Germany Brings Gatekeepers Into AML Framework

Allegations of the real estate market being used for money laundering (ML) and tax evasion have made headlines in the German media. This has resulted in heated political debates across the political spectrum, particularly, debates on the role of intermediaries. Notaries have been accused by various political parties of neglecting their responsibility in the fight against ML in the real estate sector. In 2017, Berlin’s Senator for Justice Dirk Behrendt1 asserted that of the 60,000 reports of suspected ML filed nationwide with the financial intelligence unit (FIU),2 only five were filed by public notaries.3 The discrepancy between the low number of reports filed by notaries and the confiscation of 77 apartments, houses and allotments in Berlin in July 2018 for suspected ML was used to highlight notaries’ lack of attention to ML indicators.4 In mid-2019, Behrendt announced that he was planning on establishing a ‘money laundering task force’ to prevent the investment of illegal proceeds in real estate. He stated that the primary assignment for this task force would be to review the work of public notaries.5

In 2017, following the implementation of the Fourth AML Directive (4AMLD), real estate agents were drawn into the scope of Germany’s revised anti-money laundering (AML) legislation Geldwäschegesetz (GwG).6 As soon as an interested buyer pays a deposit or receives a sales contract, the real estate agent is obliged to undertake know your customer procedures, including identifying and verifying the ultimate beneficial owner (UBO) of the acquired property. Following the implementation of the Fifth AML Directive (5AMLD), which came into force in Germany in January 2020, public notaries who play a key role in authorising real estate transactions in Germany (besides real estate agents) are obliged to implement AML measures.
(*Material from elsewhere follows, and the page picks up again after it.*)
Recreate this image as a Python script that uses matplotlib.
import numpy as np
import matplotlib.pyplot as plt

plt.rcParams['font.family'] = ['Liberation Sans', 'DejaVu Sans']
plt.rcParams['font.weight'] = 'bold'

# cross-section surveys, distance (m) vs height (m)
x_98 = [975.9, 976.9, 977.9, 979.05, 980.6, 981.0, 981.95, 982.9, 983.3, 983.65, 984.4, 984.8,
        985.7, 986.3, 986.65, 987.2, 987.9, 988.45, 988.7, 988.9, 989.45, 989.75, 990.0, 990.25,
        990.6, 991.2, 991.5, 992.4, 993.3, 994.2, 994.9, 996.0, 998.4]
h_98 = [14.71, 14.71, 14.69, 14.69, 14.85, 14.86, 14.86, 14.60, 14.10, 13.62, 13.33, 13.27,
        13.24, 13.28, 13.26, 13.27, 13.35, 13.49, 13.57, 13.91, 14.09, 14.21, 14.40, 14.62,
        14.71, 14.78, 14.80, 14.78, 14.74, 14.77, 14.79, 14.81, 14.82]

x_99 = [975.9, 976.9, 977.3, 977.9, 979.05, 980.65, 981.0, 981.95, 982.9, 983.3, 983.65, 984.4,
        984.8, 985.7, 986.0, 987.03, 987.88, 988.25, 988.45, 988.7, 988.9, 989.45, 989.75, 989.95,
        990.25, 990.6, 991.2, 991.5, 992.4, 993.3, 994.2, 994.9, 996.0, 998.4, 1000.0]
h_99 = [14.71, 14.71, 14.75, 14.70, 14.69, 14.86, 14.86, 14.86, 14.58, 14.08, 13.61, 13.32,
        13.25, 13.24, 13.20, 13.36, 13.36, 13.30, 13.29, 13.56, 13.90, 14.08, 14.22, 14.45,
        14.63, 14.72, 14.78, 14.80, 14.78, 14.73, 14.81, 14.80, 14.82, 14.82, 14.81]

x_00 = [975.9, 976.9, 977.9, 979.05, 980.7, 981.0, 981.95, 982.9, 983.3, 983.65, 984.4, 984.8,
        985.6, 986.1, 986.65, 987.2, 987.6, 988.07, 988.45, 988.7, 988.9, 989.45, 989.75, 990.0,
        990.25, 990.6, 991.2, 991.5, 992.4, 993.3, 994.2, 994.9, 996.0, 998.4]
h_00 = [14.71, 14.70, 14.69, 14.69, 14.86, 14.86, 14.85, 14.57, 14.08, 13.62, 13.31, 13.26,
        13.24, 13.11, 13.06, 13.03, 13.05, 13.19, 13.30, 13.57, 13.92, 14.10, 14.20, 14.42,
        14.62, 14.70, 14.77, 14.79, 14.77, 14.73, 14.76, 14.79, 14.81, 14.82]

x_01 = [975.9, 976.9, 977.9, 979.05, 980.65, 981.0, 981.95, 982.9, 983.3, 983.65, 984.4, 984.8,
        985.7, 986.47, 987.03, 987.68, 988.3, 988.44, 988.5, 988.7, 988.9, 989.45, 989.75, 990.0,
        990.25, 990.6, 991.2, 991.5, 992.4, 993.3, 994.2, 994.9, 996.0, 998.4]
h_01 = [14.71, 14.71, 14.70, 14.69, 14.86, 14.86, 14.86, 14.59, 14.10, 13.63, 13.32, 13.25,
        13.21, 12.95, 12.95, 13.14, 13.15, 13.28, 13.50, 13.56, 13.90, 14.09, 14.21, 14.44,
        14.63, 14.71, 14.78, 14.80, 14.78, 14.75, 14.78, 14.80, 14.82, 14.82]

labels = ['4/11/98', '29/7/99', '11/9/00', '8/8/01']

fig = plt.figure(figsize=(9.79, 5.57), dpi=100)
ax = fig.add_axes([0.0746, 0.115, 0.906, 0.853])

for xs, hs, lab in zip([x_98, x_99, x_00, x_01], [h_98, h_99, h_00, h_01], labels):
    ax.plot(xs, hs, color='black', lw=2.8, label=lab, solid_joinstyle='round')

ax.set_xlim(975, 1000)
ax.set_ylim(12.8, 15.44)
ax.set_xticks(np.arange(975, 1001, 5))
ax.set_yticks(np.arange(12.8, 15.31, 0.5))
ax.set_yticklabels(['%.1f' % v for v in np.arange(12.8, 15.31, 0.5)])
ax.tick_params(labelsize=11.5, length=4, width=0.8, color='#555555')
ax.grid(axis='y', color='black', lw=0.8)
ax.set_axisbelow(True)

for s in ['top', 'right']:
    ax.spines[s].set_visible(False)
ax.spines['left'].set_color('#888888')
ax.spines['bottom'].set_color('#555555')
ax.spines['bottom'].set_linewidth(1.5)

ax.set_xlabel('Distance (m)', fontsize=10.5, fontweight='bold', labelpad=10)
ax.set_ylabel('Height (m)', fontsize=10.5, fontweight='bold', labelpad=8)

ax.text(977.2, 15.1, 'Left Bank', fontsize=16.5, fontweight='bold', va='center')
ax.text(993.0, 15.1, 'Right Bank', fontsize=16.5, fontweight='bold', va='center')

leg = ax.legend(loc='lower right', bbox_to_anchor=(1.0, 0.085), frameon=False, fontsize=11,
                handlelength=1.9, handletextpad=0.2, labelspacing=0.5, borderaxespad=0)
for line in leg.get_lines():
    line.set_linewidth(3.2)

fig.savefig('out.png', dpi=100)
The following article will focus on the due diligence requirements for public notaries and how revisions in tax law related to real estate transactions should make these transactions less attractive for tax optimisation.

The Role of German Public Notaries

German civil law notaries play a key role in real estate law, mortgage law, contract law, corporate law as well as family and succession law.7 Within the German system of ‘preventive justice’, the civil law notaries’ function is complementary to the role of a judge. The involvement of a notary is required for transactions with long-term effects and a particular economic or personal significance for the parties involved. Among others, these cases include the sale of land, the establishment of a mortgage, the incorporation of a limited liability company or a public limited company, and certain corporate share deals or asset deals. Civil law notaries act as independent, impartial and objective advisers to all parties to a transaction. They examine the intentions of the parties, draft the contracts and instruments necessary to carry out the intended transaction and ensure that the contractual provisions are in full compliance with the law.

AML Obligations and Notary Guidance

Under Germany’s newly introduced AML legislation, notaries are obliged to perform due diligence when it involves the acquisition of real estate, the incorporation of entities, and when providing custodian or special power of attorney services.

The Bundesnotarkammer is a body established and governed by federal law representing the German civil law notaries that has issued guidance for notaries, including templates and information on how to file suspicious transaction reports (STRs) through the FIU’s online platform, goAML.8

The main requirements for notaries include:

  • Undertaking a risk assessment and documenting the results (ie low, medium, high)
  • UBO identification
  • Documentation of ownership and control structures of legal entities

If the notary identifies a party to be high-risk, enhanced due diligence (EDD) is required, the source of wealth should be determined and increased monitoring should be executed. EDD is also required if the party or the legal entity of the transaction involve politically exposed persons linked to a high-risk country or if the transaction and the structure are in any way unusually complex.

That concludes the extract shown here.